Wieters' health is far from the only unknown about this team. If Davis struggles again at the plate, if Machado doesn’t come all the way back from his injuries, if Pearce shows that last year was a fluke and if the bullpen takes a step back this season, the Orioles could struggle to be a .500 team.
X-Factor: Kevin Gausman
If there’s one pitcher who can take the next step in Baltimore's rotation, it’s Gausman, the team's 2012 first-round pick. Gausman went 7–7 in '14 with a 3.57 ERA and 88 strikeouts in 113 1/3 innings, and by September, he was the best pitcher on the Orioles’ staff, posting a 2.87 ERA in the month. He was lights out in the postseason, where he dominated over eight innings with his triple-digit fastball. Baltimore has good depth in its rotation, but it sorely needs a power arm. Gausman is the guy to supply the gas. All signs are pointing to him living up to his potential this year.
Number to Know: 54
Combined number of home runs hit by Nelson Cruz (40) and Nick Markakis (14) in 2014. The Orioles led the majors in home runs last season with 211, but with the departures of those two players, Baltimore has lost over a quarter of that production. Adam Jones, with 29, had the most of any returning player.
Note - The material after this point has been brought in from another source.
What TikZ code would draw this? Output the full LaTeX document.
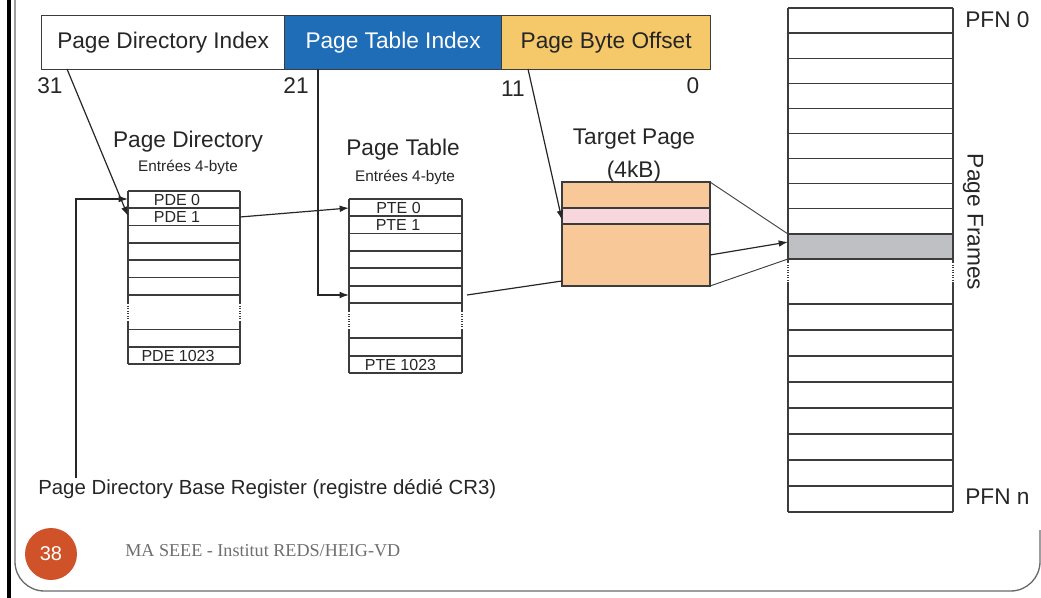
\documentclass[tikz,border=0pt]{standalone}
\usepackage{fontspec}
\setmainfont{Liberation Sans}
\newfontfamily\footfont{Liberation Serif}
\usetikzlibrary{arrows.meta}

\definecolor{ink}{HTML}{262626}
\definecolor{rule}{HTML}{3C3C3C}
\definecolor{pdblue}{HTML}{1F6DB6}
\definecolor{offyellow}{HTML}{F5C86A}
\definecolor{peach}{HTML}{F8C899}
\definecolor{rosy}{HTML}{F7D6DC}
\definecolor{framegray}{HTML}{BFC0C3}
\definecolor{badge}{HTML}{CF5229}
\definecolor{border}{HTML}{6A6A6A}
\definecolor{foot}{HTML}{6E6E6E}

\begin{document}
\begin{tikzpicture}[x=0.75pt,y=-0.75pt,
  field/.style={draw=rule, line width=0.9pt, inner sep=0pt, anchor=north west,
                minimum height=40.5pt, text=ink, font=\fontsize{17}{19}\selectfont},
  grid/.style={draw=rule, line width=0.9pt},
  gap/.style={draw=rule, line width=0.9pt, densely dotted},
  conn/.style={draw=ink, line width=0.9pt},
  arr/.style={conn, -{Latex[length=7pt,width=5pt]}},
  thin/.style={draw=rule, line width=0.7pt},
  lbl/.style={text=ink, inner sep=0pt, font=\fontsize{17}{19}\selectfont},
  sub/.style={text=ink, inner sep=0pt, font=\fontsize{11.5}{13}\selectfont},
  cell/.style={text=ink, inner sep=0pt, font=\fontsize{12}{12}\selectfont}]
\useasboundingbox (0,0) rectangle (1041,598);

% slide frame
\fill[black] (7,0) rectangle (10.5,598);
\draw[border, line width=1pt, rounded corners=22pt]
  (15,-5) -- (15,591) -- (1040,591) -- (1040,530);

% linear address fields
\node[field, fill=white, minimum width=182.25pt] (pdi) at (41,15) {Page Directory Index};
\node[field, fill=pdblue, text=white, minimum width=162.75pt] (pti) at (284,15) {Page Table Index};
\node[field, fill=offyellow, minimum width=156.75pt] (pbo) at (501,15) {Page Byte Offset};

\node[lbl] (b31) at (50,86) {31};
\node[lbl] (b21) at (296,86) {21};
\node[lbl] (b11) at (513,89) {11};
\node[lbl] (b0)  at (693,86) {0};

% page directory
\node[lbl] (pdt) at (188,142) {Page Directory};
\node[sub] (pds) at (188,167) {Entrées 4-byte};
\foreach \y in {191,208,225.5,243,260,277.5,295,329.5,347,364}
  \draw[grid] (128,\y) -- (240,\y);
\draw[grid] (128,191) -- (128,303) (240,191) -- (240,303);
\draw[gap]  (128,303) -- (128,321) (240,303) -- (240,321);
\draw[grid] (128,321) -- (128,364) (240,321) -- (240,364);
\node[cell] (pde0) at (177,199.5) {PDE 0};
\node[cell] (pde1) at (177,216.5) {PDE 1};
\node[cell] (pden) at (178,355.5) {PDE 1023};

% page table
\node[lbl] (ptt) at (403,150) {Page Table};
\node[sub] (pts) at (405,177) {Entrées 4-byte};
\foreach \y in {199,216,233.5,251,268,286,303,338,356,373}
  \draw[grid] (349,\y) -- (462,\y);
\draw[grid] (349,199) -- (349,311) (462,199) -- (462,311);
\draw[gap]  (349,311) -- (349,329) (462,311) -- (462,329);
\draw[grid] (349,329) -- (349,373) (462,329) -- (462,373);
\node[cell] (pte0) at (398.5,207.5) {PTE 0};
\node[cell] (pte1) at (398,224.5) {PTE 1};
\node[cell] (pten) at (400.5,364.5) {PTE 1023};

% target page
\node[lbl] (tpt) at (634,139) {Target Page};
\node[lbl] (tps) at (634,172) {(4kB)};
\fill[peach] (562,182) rectangle (710,286);
\fill[rosy] (562,208) rectangle (710,224);
\draw[grid] (562,182) rectangle (710,286);
\draw[grid] (562,208) -- (710,208) (562,224) -- (710,224);

% physical page frames
\fill[framegray] (788,234) rectangle (953,259);
\foreach \y in {8,33.1,58.2,83.3,108.4,133.5,158.6,183.7,208.8,234,259,304,330,356,382,408,434,460,486,512}
  \draw[grid] (788,\y) -- (953,\y);
\draw[grid] (788,8) -- (788,262) (953,8) -- (953,262);
\draw[gap]  (788,262) -- (788,283) (953,262) -- (953,283);
\draw[grid] (788,283) -- (788,512) (953,283) -- (953,512);
\node[lbl, anchor=west] (pfn0) at (965,20) {PFN 0};
\node[lbl, anchor=west] (pfnn) at (965,497) {PFN n};
\node[lbl, rotate=-90] (pfr) at (973,222) {Page Frames};

% register label
\node[lbl, anchor=west, font=\fontsize{15.3}{17}\selectfont] (cr3) at (38,489) {Page Directory Base Register (registre dédié CR3)};

% connector end points
\coordinate (pdiTap) at (67,69);
\coordinate (ptiTap) at (318,69);
\coordinate (pboTap) at (528,69);
\coordinate (pd0In) at (128,199);
\coordinate (pd1In) at (128,216);
\coordinate (pd1Out) at (240,217);
\coordinate (pt0In) at (349,208);
\coordinate (pt5In) at (349,295);
\coordinate (pt5Out) at (467,295);
\coordinate (tpIn) at (562,281);
\coordinate (tpByte) at (562,220);
\coordinate (tpOut) at (710,255);
\coordinate (tpNE) at (710,182);
\coordinate (tpSE) at (710,286);
\coordinate (frIn) at (788,242);
\coordinate (frNW) at (788,234);
\coordinate (frSW) at (788,259);
\coordinate (cr3Tap) at (76,478);

% connectors
\draw[arr] (pdiTap) -- (pd1In);
\draw[arr] (cr3Tap) |- (pd0In);
\draw[arr] (pd1Out) -- (pt0In);
\draw[arr] (ptiTap) |- (pt5In);
\draw[conn] (pt5Out) -- (tpIn);
\draw[arr] (pboTap) -- (tpByte);
\draw[arr] (tpOut) -- (frIn);
\draw[thin] (tpNE) -- (frNW);
\draw[thin] (tpSE) -- (frSW);

% footer
\fill[badge] (51,554) circle[radius=19.5pt];
\node[text=white, inner sep=0pt, font=\fontsize{15}{16}\selectfont] (pg) at (51,554) {38};
\node[anchor=west, inner sep=0pt, text=foot, font=\footfont\fontsize{13.6}{15}\selectfont] (ft) at (125,551) {MA SEEE - Institut REDS/HEIG-VD};
\end{tikzpicture}
\end{document}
Most Overrated: Chris Davis
“I think people assume he’s going to get back to being a 40-home run guy who hits above .250 because, but I’m not so sure. I haven’t liked what I’ve seen this spring. He just looks sluggish and burly out there. He’s not going to hit .196 again, but I’m not sure it’s going to be much higher than that. He can get to 30 home runs, but the average is going to really hurt them. His 2014 season, not his 2013, is more of the hitter he his.”
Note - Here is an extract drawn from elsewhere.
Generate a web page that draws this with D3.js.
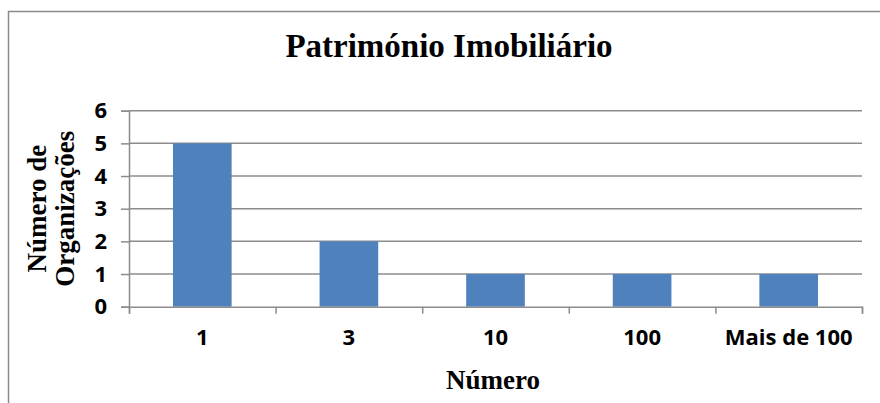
<!DOCTYPE html>
<html>
<head>
<meta charset="utf-8">
<script src="https://cdn.jsdelivr.net/npm/d3@7"></script>
<style>
  body { margin: 0; background: #fff; }
  svg { display: block; }
</style>
</head>
<body>
<div id="chart"></div>
<script>
var categories = ["1", "3", "10", "100", "Mais de 100"];
var values = [5, 2, 1, 1, 1];
var yTicks = [0, 1, 2, 3, 4, 5, 6];

var width = 880, height = 403;
var plot = { left: 129, right: 862, top: 110.7, bottom: 306.7 };

var svg = d3.select("#chart").append("svg")
    .attr("width", width)
    .attr("height", height);

// outer frame of the chart
svg.append("rect")
    .attr("x", 8.5)
    .attr("y", 11.5)
    .attr("width", 900)
    .attr("height", 420)
    .attr("fill", "none")
    .attr("stroke", "#8a8a8a")
    .attr("stroke-width", 1.5);

var x = d3.scaleBand()
    .domain(categories)
    .range([plot.left, plot.right])
    .paddingInner(0.6)
    .paddingOuter(0.3);

// category boundaries for the tick marks
var xEdge = d3.scaleLinear()
    .domain([0, categories.length])
    .range([plot.left, plot.right]);

var y = d3.scaleLinear()
    .domain([0, 6])
    .range([plot.bottom, plot.top]);

// gridlines
svg.append("g")
    .selectAll("line")
    .data(yTicks.filter(function (d) { return d > 0; }))
    .enter().append("line")
    .attr("x1", plot.left)
    .attr("x2", plot.right)
    .attr("y1", function (d) { return y(d); })
    .attr("y2", function (d) { return y(d); })
    .attr("stroke", "#8c8c8c")
    .attr("stroke-width", 1.5);

// bars
svg.append("g")
    .selectAll("rect")
    .data(values)
    .enter().append("rect")
    .attr("x", function (d, i) { return x(categories[i]); })
    .attr("y", function (d) { return y(d); })
    .attr("width", x.bandwidth())
    .attr("height", function (d) { return y(0) - y(d); })
    .attr("fill", "#4f81bd");

var tickFont = "'Open Sans', sans-serif";

// y axis
var yAxis = d3.axisLeft(y).tickValues(yTicks).tickFormat(d3.format("d")).tickSize(8).tickPadding(14);
var gY = svg.append("g")
    .attr("transform", "translate(" + plot.left + ",0)")
    .call(yAxis);
gY.select(".domain").attr("stroke", "#8c8c8c").attr("stroke-width", 1.5);
gY.selectAll(".tick line").attr("stroke", "#8c8c8c").attr("stroke-width", 1.5);
gY.selectAll(".tick text")
    .attr("fill", "#000")
    .style("font-family", tickFont)
    .style("font-weight", "bold")
    .style("font-size", "22px");

// x axis: boundary ticks
var xTickAxis = d3.axisBottom(xEdge).ticks(5).tickSize(7).tickFormat("");
var gXt = svg.append("g")
    .attr("transform", "translate(0," + plot.bottom + ")")
    .call(xTickAxis);
gXt.select(".domain").attr("stroke", "#8c8c8c").attr("stroke-width", 1.5);
gXt.selectAll(".tick line").attr("stroke", "#8c8c8c").attr("stroke-width", 1.5);

// x axis: category labels
var xAxis = d3.axisBottom(x).tickSize(0).tickPadding(23);
var gX = svg.append("g")
    .attr("transform", "translate(0," + plot.bottom + ")")
    .call(xAxis);
gX.select(".domain").remove();
gX.selectAll(".tick text")
    .attr("fill", "#000")
    .style("font-family", tickFont)
    .style("font-weight", "bold")
    .style("font-size", "22px");

// title
svg.append("text")
    .attr("x", 449)
    .attr("y", 57)
    .attr("text-anchor", "middle")
    .style("font-family", "'Liberation Serif', 'Times New Roman', serif")
    .style("font-weight", "bold")
    .style("font-size", "33px")
    .text("Património Imobiliário");

// x axis title
svg.append("text")
    .attr("x", 493)
    .attr("y", 389)
    .attr("text-anchor", "middle")
    .style("font-family", "'Liberation Serif', 'Times New Roman', serif")
    .style("font-weight", "bold")
    .style("font-size", "27px")
    .text("Número");

// y axis title, two lines
var yTitle = svg.append("text")
    .attr("transform", "translate(46," + ((plot.top + plot.bottom) / 2) + ") rotate(-90)")
    .attr("text-anchor", "middle")
    .style("font-family", "'Liberation Serif', 'Times New Roman', serif")
    .style("font-weight", "bold")
    .style("font-size", "27px");
yTitle.append("tspan").attr("x", 0).attr("dy", 0).text("Número de");
yTitle.append("tspan").attr("x", 0).attr("dy", 28).text("Organizações");
</script>
</body>
</html>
Most Underrated: Zach Britton
“He doesn’t get talked about as one of the elite closers in the game, and he certainly doesn’t have the track record, but I think he’s going to get to that level this year. Britton has found himself as a closer. He’s finally harnessed his stuff and figured out what kind of pitcher he is, which is a guy who can dominate a game just with his fastball. The sinker he throws is one of the nastiest pitches out there.”